Photo: Flickr / Fotos Gov/Ba
Medical tourism has ballooned into a $100 billion industry, and struggling travel agents want to cash in. But is the lure of cheaper treatment and a possible vacation worth the risk to your health? James R. Goldberg, a healthcare executive and author of “The American Medical Money Machine: The Destruction of Healthcare in America and The Rise of Medical Tourism,” isn’t so sure, according to the Houston Chronicle.
“There are no International Treaties which address the safety of patients sent overseas for medical treatment,” he said at a speech in April. “Although the lure of far less expensive care is taking hold as the American medical system continues to deteriorate, medical care provided overseas is completely unregulated.”
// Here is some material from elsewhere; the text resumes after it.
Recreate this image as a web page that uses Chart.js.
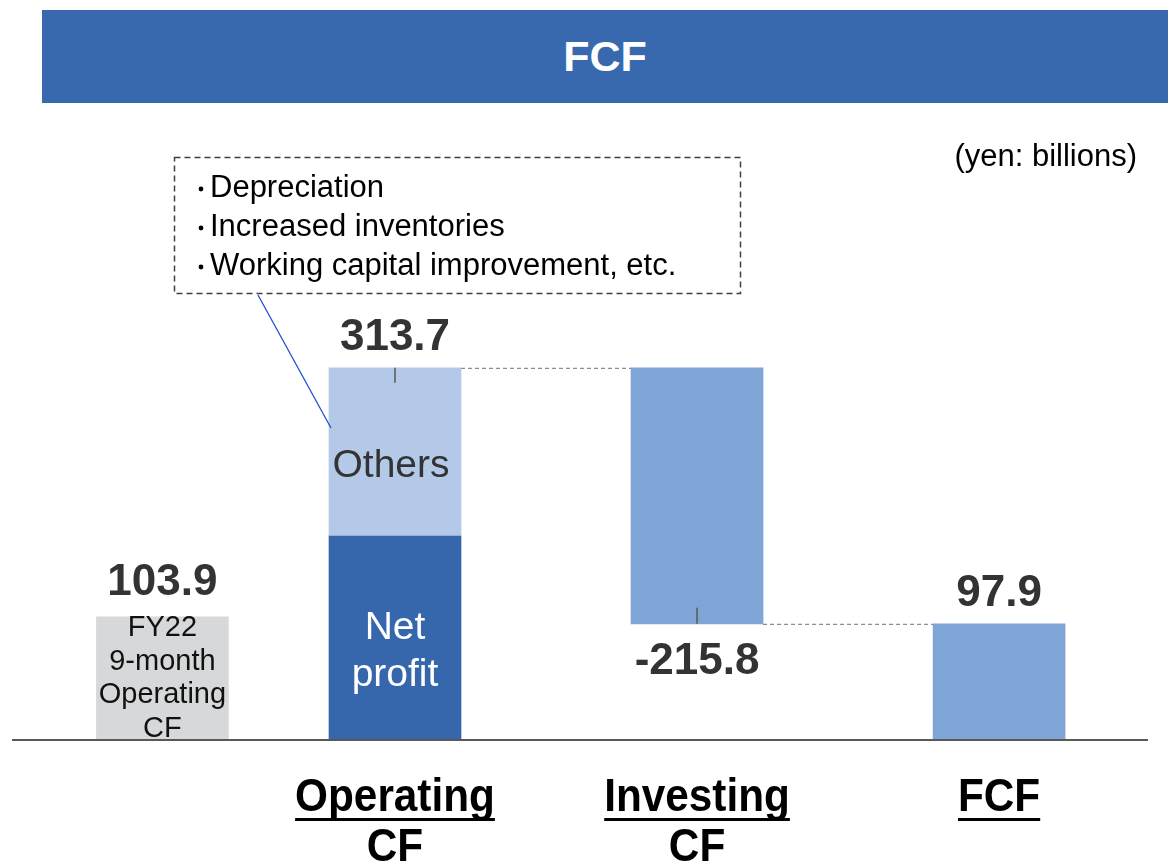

Also disconcerting is the fact that certain treatments, such as the popular LAP-BAND surgery which helps patients lose weight, may be safer done in the U.S. than in countries like Turkey and India where the procedure may be unregulated and use outdated equipment.
As Goldberg learned the hard way when his 23-year-old son died during a leg procedure at a hospital in Bangkok, Thailand, there’s also the risk of not being covered by insurance—or U.S. attorneys—for medical malpractice. According to JDSupra.com, Goldberg had no legal recourse in the matter “except within the country where (the patient was) damaged,” which would have been incredibly expensive and complicated.
If you’re drawn to medical tourism, keep this in mind: It’s best to speak to your health care provider and doctor first to find out if there are viable alternatives. It may simply be a matter of negotiating a price and repayment plan that works for everyone.
You can also visit your hospital’s website to look for a detailed list of services and estimated upfront rates (“Charge Master“).